* **DIRECTIVE**
Please copy every line of the records below that holds the word "matplotlib".

Stored items from a collection:
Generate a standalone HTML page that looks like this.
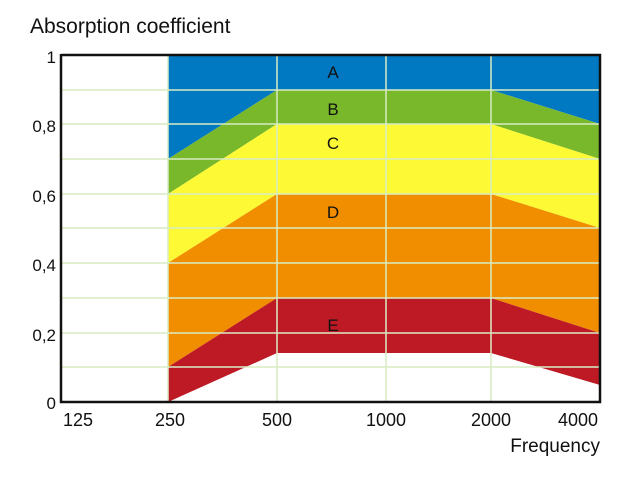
<!DOCTYPE html><html><head><style>body{margin:0;background:#fff}svg{display:block}</style></head><body>
<svg width="638" height="479" viewBox="0 0 638 479" xmlns="http://www.w3.org/2000/svg" font-family="Liberation Sans, Arial, sans-serif">
<rect width="638" height="479" fill="#fff"/>
<text x="30" y="33" font-size="21" fill="#111">Absorption coefficient</text>
<polygon fill="#0079c2" points="168,55 600,55 600,124 491,90 277,90 168,159"/>
<polygon fill="#78b82a" points="168,159 277,90 491,90 600,124 600,159 491,124 277,124 168,194"/>
<polygon fill="#fdfa35" points="168,194 277,124 491,124 600,159 600,228 491,194 277,194 168,263"/>
<polygon fill="#f08e00" points="168,263 277,194 491,194 600,228 600,333 491,298 277,298 168,367"/>
<polygon fill="#be1a25" points="168,367 277,298 491,298 600,333 600,385 491,353 277,353 168,402"/>
<g stroke="#d8ecc4" stroke-width="1.5">
<line x1="61" y1="90" x2="600" y2="90"/><line x1="61" y1="124" x2="600" y2="124"/>
<line x1="61" y1="159" x2="600" y2="159"/><line x1="61" y1="194" x2="600" y2="194"/>
<line x1="61" y1="228" x2="600" y2="228"/><line x1="61" y1="263" x2="600" y2="263"/>
<line x1="61" y1="298" x2="600" y2="298"/><line x1="61" y1="333" x2="600" y2="333"/>
<line x1="61" y1="367" x2="600" y2="367"/>
<line x1="168" y1="55" x2="168" y2="402"/><line x1="277" y1="55" x2="277" y2="402"/>
<line x1="386" y1="55" x2="386" y2="402"/><line x1="491" y1="55" x2="491" y2="402"/>
</g>
<polyline fill="none" stroke="#111" stroke-width="2.5" points="61,55 600,55 600,402 61,402 61,54"/>
<g font-size="17" fill="#111" text-anchor="end">
<text x="56" y="63">1</text><text x="56" y="132">0,8</text><text x="56" y="202">0,6</text>
<text x="56" y="271">0,4</text><text x="56" y="341">0,2</text><text x="56" y="409">0</text>
</g>
<g font-size="18" fill="#111" text-anchor="middle">
<text x="78" y="426">125</text><text x="170" y="426">250</text><text x="277" y="426">500</text>
<text x="386" y="426">1000</text><text x="491" y="426">2000</text><text x="578" y="426">4000</text>
</g>
<g font-size="17" fill="#111" text-anchor="middle">
<text x="333" y="78">A</text><text x="333" y="115">B</text><text x="333" y="149">C</text>
<text x="333" y="218">D</text><text x="333" y="331">E</text>
</g>
<text x="600" y="452" font-size="19" fill="#111" text-anchor="end">Frequency</text>
</svg></body></html>
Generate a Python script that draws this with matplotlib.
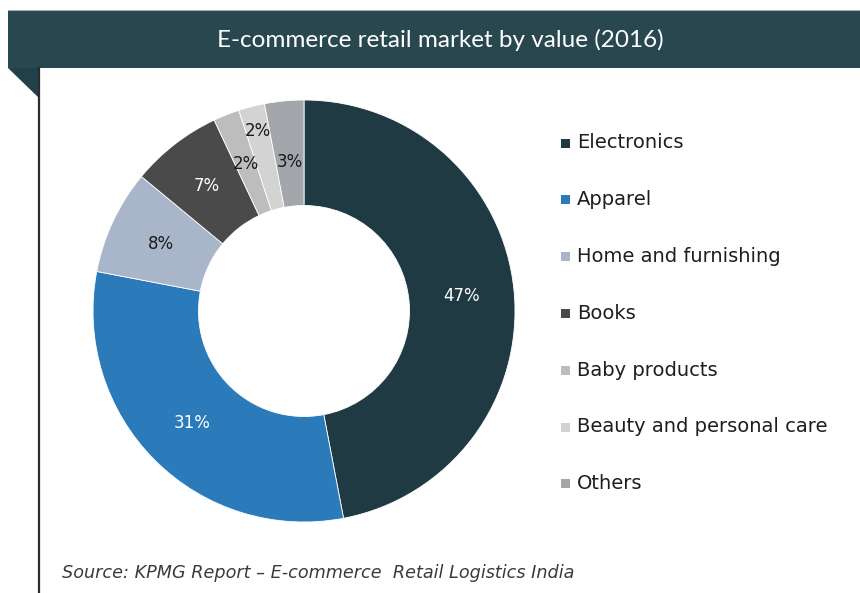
import numpy as np
import matplotlib
matplotlib.use("Agg")
import matplotlib.pyplot as plt
from matplotlib.patches import Rectangle, Polygon

# ---- data -------------------------------------------------------------
categories = ["Electronics", "Apparel", "Home and furnishing", "Books",
              "Baby products", "Beauty and personal care", "Others"]
shares = [47, 31, 8, 7, 2, 2, 3]
slice_colors = ["#1f3a43", "#2b7bba", "#a9b5c9", "#4a4a4a",
                "#bdbdbd", "#d3d3d3", "#a3a7ab"]
value_text_colors = ["white", "white", "#1a1a1a", "white",
                     "#1a1a1a", "#1a1a1a", "#1a1a1a"]
value_radius = [0.75, 0.75, 0.75, 0.75, 0.75, 0.88, 0.71]
title = "E-commerce retail market by value (2016)"
source = "Source: KPMG Report \u2013 E-commerce  Retail Logistics India"

# ---- canvas -----------------------------------------------------------
W, H = 860, 593
fig = plt.figure(figsize=(W / 100, H / 100), dpi=100)
fig.patch.set_facecolor("white")

bg = fig.add_axes([0, 0, 1, 1])
bg.set_xlim(0, W)
bg.set_ylim(H, 0)
bg.axis("off")

# header band with folded corner and left rule
band = "#29474f"
bg.add_patch(Rectangle((8, 10), W - 8, 58, color=band, lw=0))
bg.plot([8, W], [9.5, 9.5], color="#9fb0b4", lw=0.8)
bg.add_patch(Polygon([(8, 68), (40, 68), (40, 99)], closed=True,
                     color="#22404a", lw=0))
bg.plot([39, 39], [68, H], color="#2c2c2c", lw=1.6)
bg.text(440, 40, title, color="white", fontsize=17.5, family="Lato",
        ha="center", va="center")

# ---- donut ------------------------------------------------------------
cx, cy, R = 304, 311, 211
pad = 1.04
Rax = R * pad
pie_ax = fig.add_axes([(cx - Rax) / W, (H - cy - Rax) / H,
                       2 * Rax / W, 2 * Rax / H])
pie_ax.pie(shares, colors=slice_colors, startangle=90, counterclock=False,
           radius=1, wedgeprops=dict(width=0.5, edgecolor="white",
                                     linewidth=0.6))
pie_ax.set_xlim(-pad, pad)
pie_ax.set_ylim(-pad, pad)
pie_ax.set_aspect("equal")
pie_ax.axis("off")

total = float(sum(shares))
cum = 0.0
for v, tc, rr in zip(shares, value_text_colors, value_radius):
    mid = np.deg2rad(90 - 360 * (cum + v / 2) / total)
    pie_ax.text(rr * np.cos(mid), rr * np.sin(mid), f"{v}%",
                color=tc, fontsize=12, family="DejaVu Sans",
                ha="center", va="center")
    cum += v

# ---- legend -----------------------------------------------------------
ly0, ldy = 143, 56.8
for i, (name, col) in enumerate(zip(categories, slice_colors)):
    y = ly0 + i * ldy
    bg.add_patch(Rectangle((561, y - 4.5), 9, 9, color=col, lw=0))
    bg.text(577, y, name, color="#1e1e1e", fontsize=14,
            family="DejaVu Sans", ha="left", va="center")

# ---- source note ------------------------------------------------------
bg.text(62, 573, source, color="#3a3a3a", fontsize=12.7, style="italic",
        family="DejaVu Sans", ha="left", va="center")

fig.savefig("out.png", dpi=100, facecolor="white")
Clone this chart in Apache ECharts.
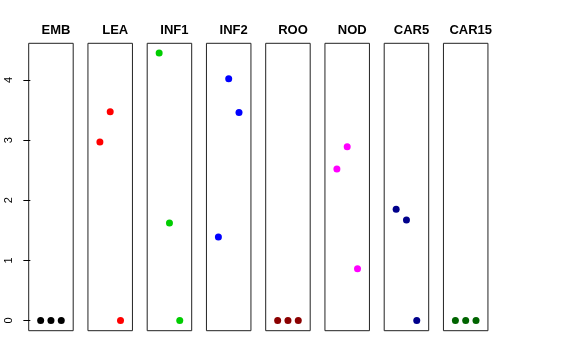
<!DOCTYPE html>
<html>
<head>
<meta charset="utf-8">
<script src="https://cdn.jsdelivr.net/npm/echarts@6/dist/echarts.min.js"></script>
<style>html,body{margin:0;padding:0;background:#fff}#c{width:576px;height:360px}</style>
</head>
<body>
<div id="c"></div>
<script>
var categories = ["EMB", "LEA", "INF1", "INF2", "ROO", "NOD", "CAR5", "CAR15"];
var xPositions = [1, 2, 3];
var EMB = [0, 0, 0];
var LEA = [2.97, 3.47, 0];
var INF1 = [4.45, 1.62, 0];
var INF2 = [1.39, 4.02, 3.46];
var ROO = [0, 0, 0];
var NOD = [2.52, 2.89, 0.86];
var CAR5 = [1.85, 1.67, 0];
var CAR15 = [0, 0, 0];
var seriesValues = [EMB, LEA, INF1, INF2, ROO, NOD, CAR5, CAR15];
var colors = ["#000000", "#FF0000", "#00CD00", "#0000FF", "#8B0000", "#FF00FF", "#00008B", "#006400"];
var yTicks = [0, 1, 2, 3, 4];

(function () {
  var left0 = 28.7, step = 59.25, pw = 44.5, ptop = 43.3, ph = 287.4;
  var grids = [], xAxes = [], yAxes = [], series = [], titles = [];
  categories.forEach(function (name, i) {
    grids.push({left: left0 + i * step, top: ptop, width: pw, height: ph, show: true,
      borderColor: '#222', borderWidth: 1, backgroundColor: 'transparent'});
    xAxes.push({type: 'value', gridIndex: i, min: -0.16, max: 4.16, show: false});
    yAxes.push({type: 'value', gridIndex: i, min: -0.17, max: 4.61,
      show: i === 0,
      splitLine: {show: false},
      axisLine: {show: false},
      axisTick: {show: true, length: 7, lineStyle: {color: '#000'}, customValues: yTicks},
      axisLabel: {show: true, rotate: 90, margin: 14, color: '#000', fontSize: 11,
        fontFamily: 'Liberation Sans, Arial, sans-serif', customValues: yTicks}
    });
    titles.push({text: name, left: left0 + i * step + pw / 2, top: 19, textAlign: 'center',
      textStyle: {fontSize: 13, fontWeight: 'bold', color: '#000', fontFamily: 'Liberation Sans, Arial, sans-serif'}});
    series.push({type: 'scatter', xAxisIndex: i, yAxisIndex: i, symbolSize: 7,
      itemStyle: {color: colors[i], opacity: 1},
      emphasis: {disabled: true},
      data: xPositions.map(function (x, j) { return [x, seriesValues[i][j]]; })});
  });

  var chart = echarts.init(document.getElementById('c'), null, {renderer: 'canvas'});
  chart.setOption({
    animation: false,
    title: titles,
    grid: grids,
    xAxis: xAxes,
    yAxis: yAxes,
    series: series
  });
})();
</script>
</body>
</html>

* **SOLVED EXERCISE**
Generate a Python script that draws this with matplotlib.
import matplotlib
matplotlib.use("Agg")
import matplotlib.pyplot as plt
from matplotlib.patches import Rectangle, Polygon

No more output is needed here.